Background: Retinoids have been studied extensively for their potential as therapeutic and chemopreventive agents for a variety of cancers, including nonmelanoma skin cancer (NMSC). Despite their use for many years, the mechanism of action of retinoids in the prevention of NMSC is still unclear. In this study we have attempted to understand the chemopreventive mechanism of all-trans retinoic acid (ATRA), a primary biologically active retinoid, in order to more efficiently utilize retinoids in the clinic.
Results: We have used the 2-stage dimethylbenzanthracene (DMBA)/12-O-tetradecanoylphorbol-13-acetate (TPA) mouse skin carcinogenesis model to investigate the chemopreventive effects of ATRA. We have compared the gene expression profiles of control skin to skin subjected to the 2-stage protocol, with or without ATRA, using Affymetrix 430 2.0 DNA microarrays. Approximately 49% of the genes showing altered expression with TPA treatment are conversely affected when ATRA is co-administered. The activity of these genes, which we refer to as 'counter-regulated', may contribute to chemoprevention by ATRA. The counter-regulated genes have been clustered into functional categories and bioinformatic analysis has identified the B-Raf/Mek/Erk branch of the MAP kinase pathway as one containing several genes whose upregulation by TPA is blocked by ATRA. We also show that ATRA blocks signaling through this pathway, as revealed by immunohistochemistry and Western blotting. Finally, we found that blocking the B-Raf/Mek/Erk pathway with a pharmacological inhibitor, Sorafenib (BAY43-9006), induces squamous differentiation of existing skin SCCs formed in the 2-stage model.

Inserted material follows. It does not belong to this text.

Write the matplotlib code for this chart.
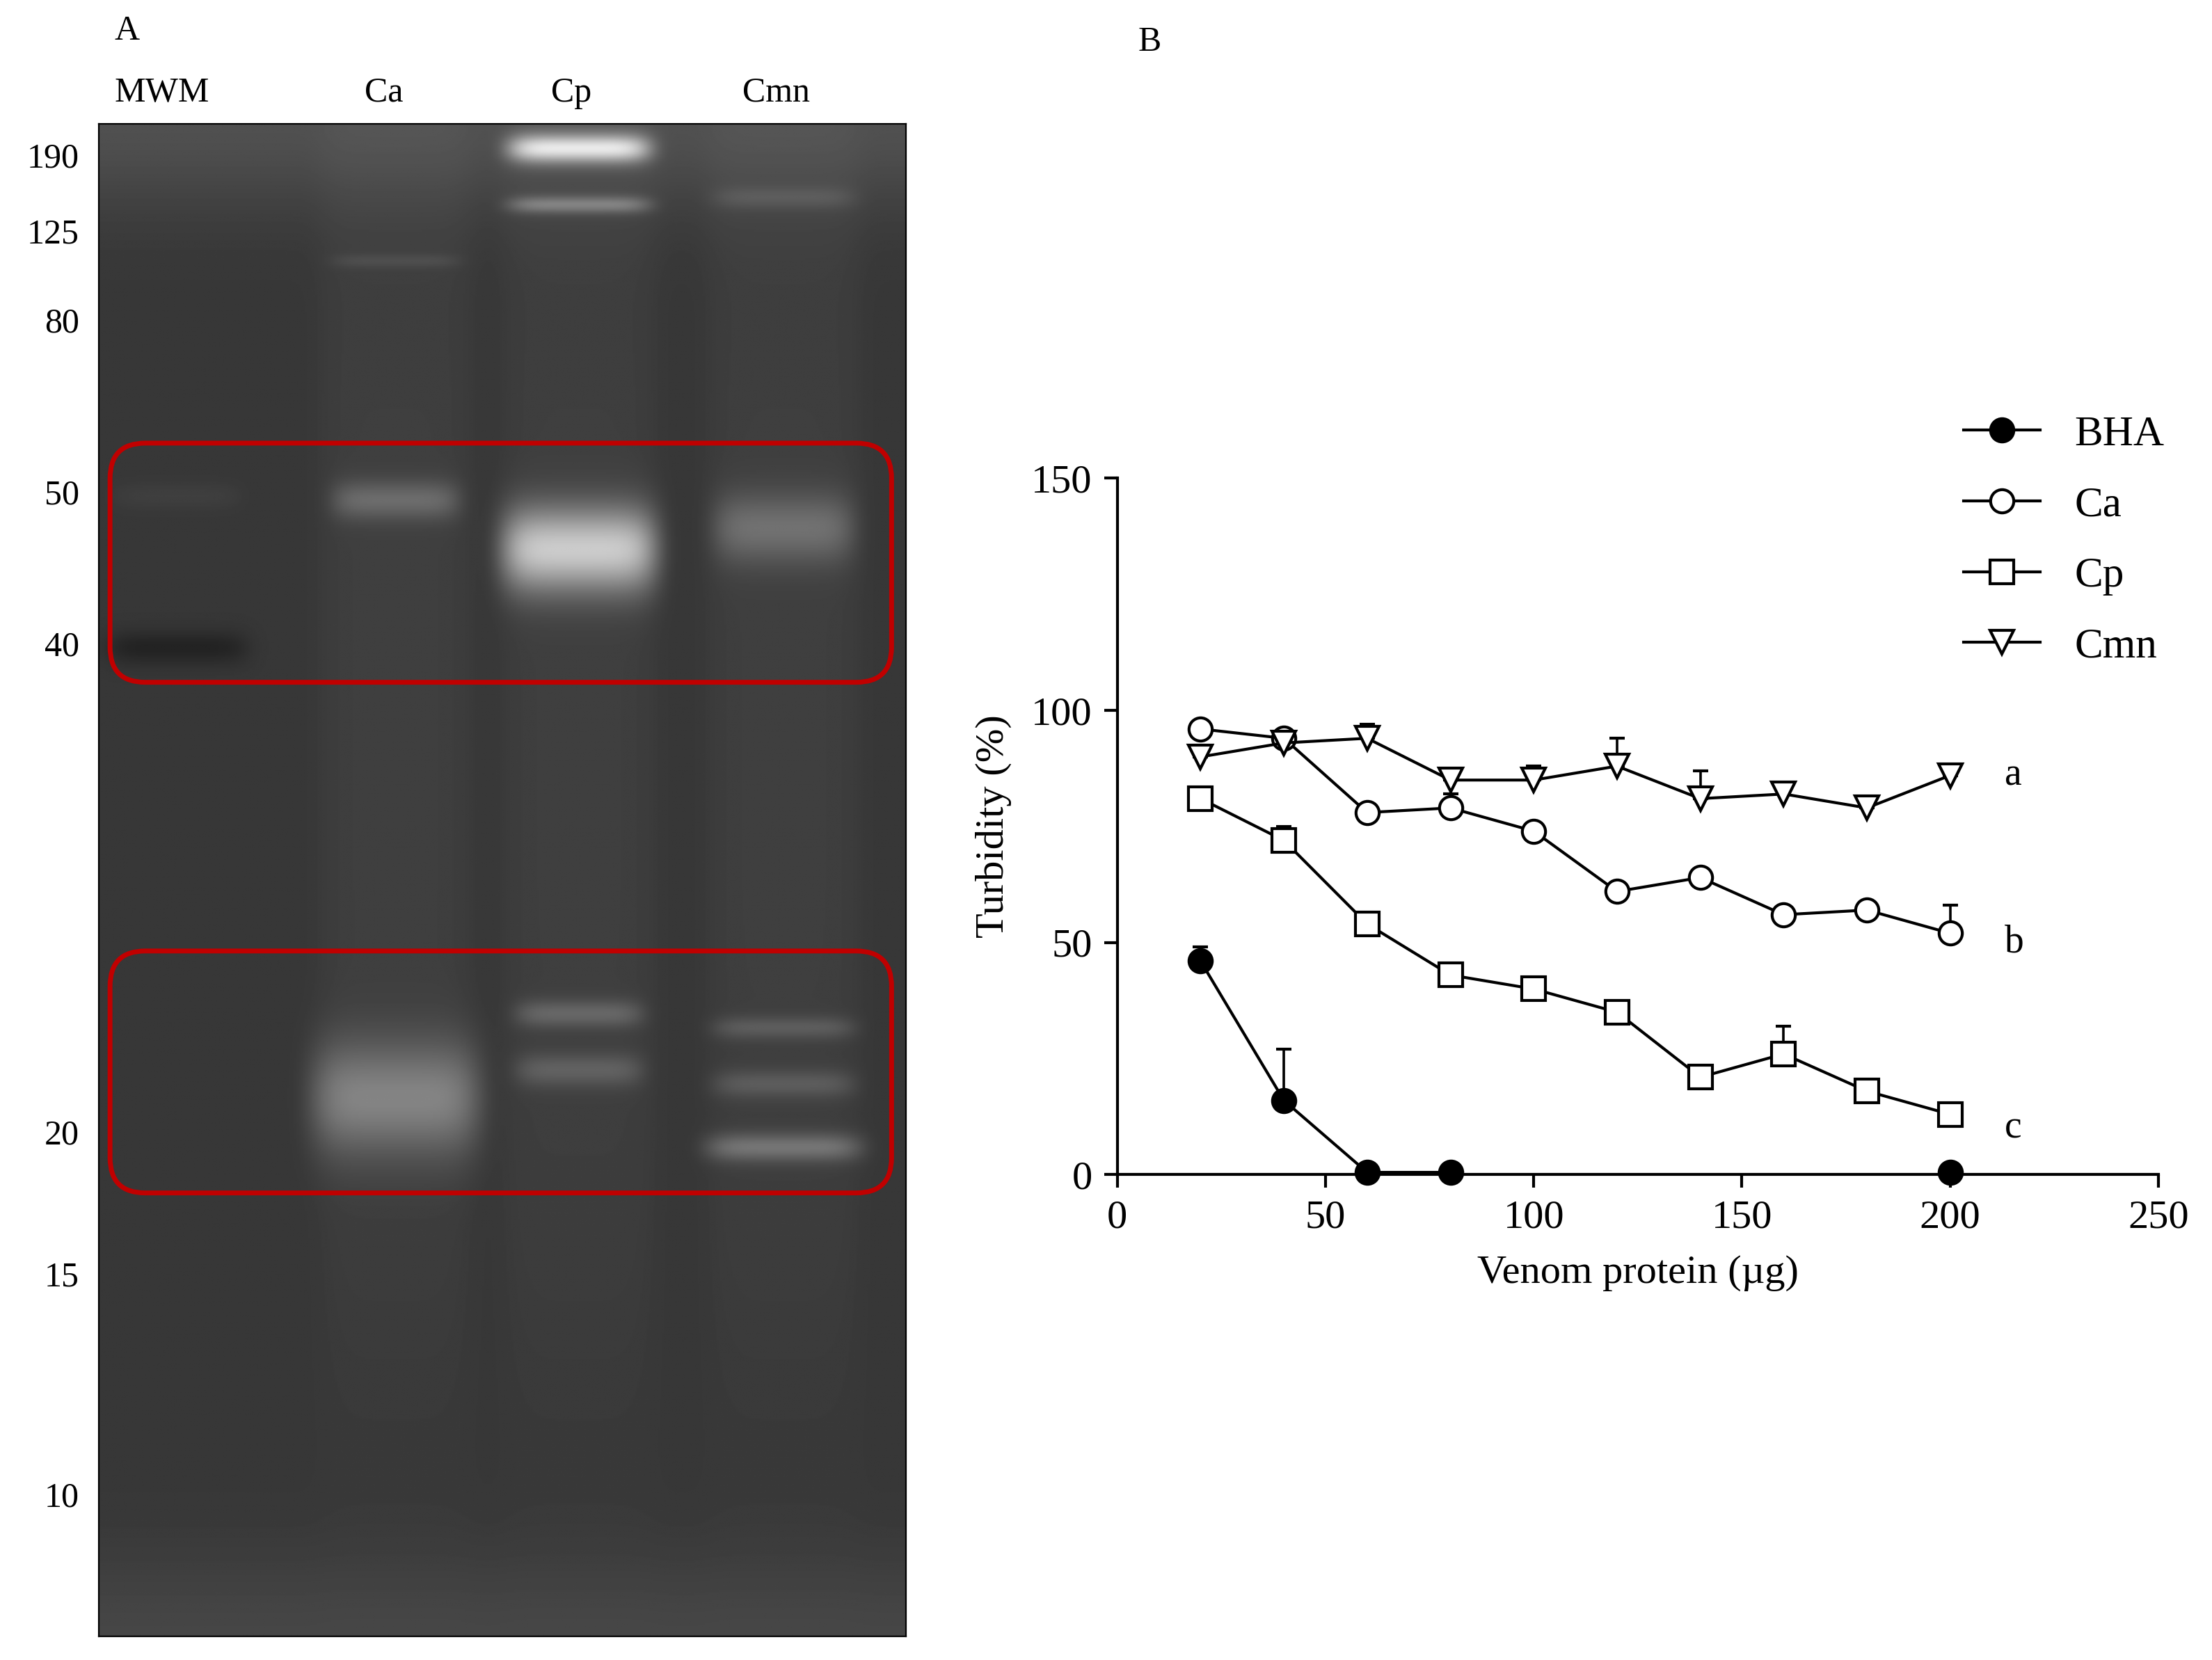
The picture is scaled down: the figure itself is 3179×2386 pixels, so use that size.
import numpy as np
import matplotlib
matplotlib.use("Agg")
import matplotlib.pyplot as plt
from matplotlib.patches import FancyBboxPatch
from matplotlib.lines import Line2D

plt.rcParams['font.family'] = ['Liberation Serif', 'DejaVu Serif']

# ---- Panel B data ----
x_bha = [20, 40, 60, 80, 200]
y_bha = [46, 16, 0.5, 0.5, 0.5]
e_bha = [3, 11, 0, 0, 0]
x_all = [20, 40, 60, 80, 100, 120, 140, 160, 180, 200]
y_ca = [96, 94, 78, 79, 74, 61, 64, 56, 57, 52]
e_ca = [0, 1, 0, 3, 0, 0, 0, 0, 0, 6]
y_cp = [81, 72, 54, 43, 40, 35, 21, 26, 18, 13]
e_cp = [0, 3, 0, 0, 0, 0, 0, 6, 0, 0]
y_cmn = [90, 93, 94, 85, 85, 88, 81, 82, 79, 86]
e_cmn = [0, 0, 3, 0, 3, 6, 6, 0, 0, 2]
groups = ['a', 'b', 'c']
group_y = [86, 50, 10]

# ---- Panel A data ----
lanes = ['MWM', 'Ca', 'Cp', 'Cmn']
lane_x = [125, 280, 410, 555]
mw_labels = ['190', '125', '80', '50', '40', '20', '15', '10']
mw_y = [113, 167, 230, 352, 460, 807, 908, 1065]
# bands: (lane index, y, intensity, half-height, half-width)
bands = [(0, 460, -20, 12, 50), (0, 352, 8, 10, 45),
         (1, 355, 45, 14, 45), (1, 780, 70, 40, 60), (1, 185, 15, 5, 45),
         (2, 105, 150, 10, 50), (2, 145, 60, 6, 50), (2, 390, 140, 30, 55),
         (2, 720, 40, 10, 45), (2, 760, 35, 12, 45),
         (3, 375, 50, 25, 50), (3, 730, 30, 8, 50), (3, 770, 30, 10, 50),
         (3, 815, 55, 10, 55), (3, 140, 20, 8, 50)]

fig = plt.figure(figsize=(15.895, 11.93), dpi=200)
W, H = 1568, 1180
def fx(px): return px / W
def fy(py): return 1 - py / H

# gel
axg = fig.add_axes([fx(70), fy(1163), fx(642) - fx(70), fy(88) - fy(1163)])
xs = np.arange(70, 642)
ys = np.arange(88, 1163)
X, Y = np.meshgrid(xs, ys)
img = np.full(X.shape, 55.0)
img += 25 * np.exp(-((Y - 88) / 60.0) ** 2) + 15 * np.exp(-((Y - 1163) / 60.0) ** 2)
for lx in lane_x[1:]:
    img += 8 * np.exp(-((X - lx) / 55.0) ** 6) * np.exp(-((Y - 500) / 500.0) ** 4)
for li, by, inten, hh, hw in bands:
    img += inten * np.exp(-((Y - by) / hh) ** 2) * np.exp(-((X - lane_x[li]) / hw) ** 6)
img = np.clip(img, 0, 255)
axg.imshow(img, cmap='gray', vmin=0, vmax=255, extent=(70, 642, 1163, 88), aspect='auto')
axg.set_xlim(70, 642); axg.set_ylim(1163, 88)
axg.set_xticks([]); axg.set_yticks([])
for r in [(78, 315, 554, 170), (78, 676, 554, 172)]:
    axg.add_patch(FancyBboxPatch((r[0], r[1]), r[2], r[3], boxstyle="round,pad=0,rounding_size=25",
                                 fill=False, ec='#c00000', lw=2.5, mutation_aspect=1))
for name, lx in zip(lanes, [115, 272, 405, 550]):
    fig.text(fx(lx), fy(66), name, ha='center', va='center', fontsize=18)
for lab, my in zip(mw_labels, mw_y):
    fig.text(fx(56), fy(my), lab, ha='right', va='center', fontsize=18)
fig.text(fx(90), fy(22), 'A', ha='center', va='center', fontsize=18)
fig.text(fx(815), fy(30), 'B', ha='center', va='center', fontsize=18)

# chart
ax = fig.add_axes([fx(792), fy(835), fx(1530) - fx(792), fy(340) - fy(835)])
ms = 12
kw = dict(color='black', lw=1.5, ms=ms, capsize=4, elinewidth=1.3, mew=1.5, clip_on=False)
ax.errorbar(x_bha[:4], y_bha[:4], yerr=[np.zeros(4), e_bha[:4]], marker='o', mfc='black', **kw)
ax.errorbar(x_bha[4:], y_bha[4:], yerr=[np.zeros(1), e_bha[4:]], marker='o', mfc='black', **kw)
ax.errorbar(x_all, y_ca, yerr=[np.zeros(10), e_ca], marker='o', mfc='white', **kw)
ax.errorbar(x_all, y_cp, yerr=[np.zeros(10), e_cp], marker='s', mfc='white', **kw)
ax.errorbar(x_all, y_cmn, yerr=[np.zeros(10), e_cmn], marker='v', mfc='white', **kw)
for g, gy in zip(groups, group_y):
    ax.text(213, gy, g, fontsize=20, va='center')
ax.set_xlim(0, 250); ax.set_ylim(0, 150)
ax.set_xticks([0, 50, 100, 150, 200, 250]); ax.set_yticks([0, 50, 100, 150])
ax.tick_params(labelsize=21, width=1.5, length=7, pad=6)
for s in ['top', 'right']:
    ax.spines[s].set_visible(False)
for s in ['left', 'bottom']:
    ax.spines[s].set_linewidth(1.5)
ax.set_xlabel('Venom protein (µg)', fontsize=21, labelpad=10)
ax.set_ylabel('Turbidity (%)', fontsize=21, labelpad=10)
handles = [Line2D([], [], color='black', lw=1.5, marker=m, mfc=fc, ms=ms, mew=1.5)
           for m, fc in [('o', 'black'), ('o', 'white'), ('s', 'white'), ('v', 'white')]]
fig.legend(handles, ['BHA', 'Ca', 'Cp', 'Cmn'], loc='upper left', bbox_to_anchor=(fx(1365), fy(268)),
           frameon=False, fontsize=22, handlelength=1.8, labelspacing=0.75)
fig.savefig('out.png', dpi=200, facecolor='white')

Conclusion: These results indicate that ATRA targets the B-Raf/Mek/Erk signaling pathway in the 2-stage mouse skin carcinogenesis model and this activity coincides with its chemopreventive action. This demonstrates the potential for targeting the B-Raf/Mek/Erk pathway for chemoprevention and therapy of skin SCC in humans. In addition our DNA microarray results provide the first expression signature for the chemopreventive effect of ATRA in a mouse skin cancer model. This is a potential source for novel targets for ATRA and other chemopreventive and therapeutic agents that can eventually be tested in the clinic.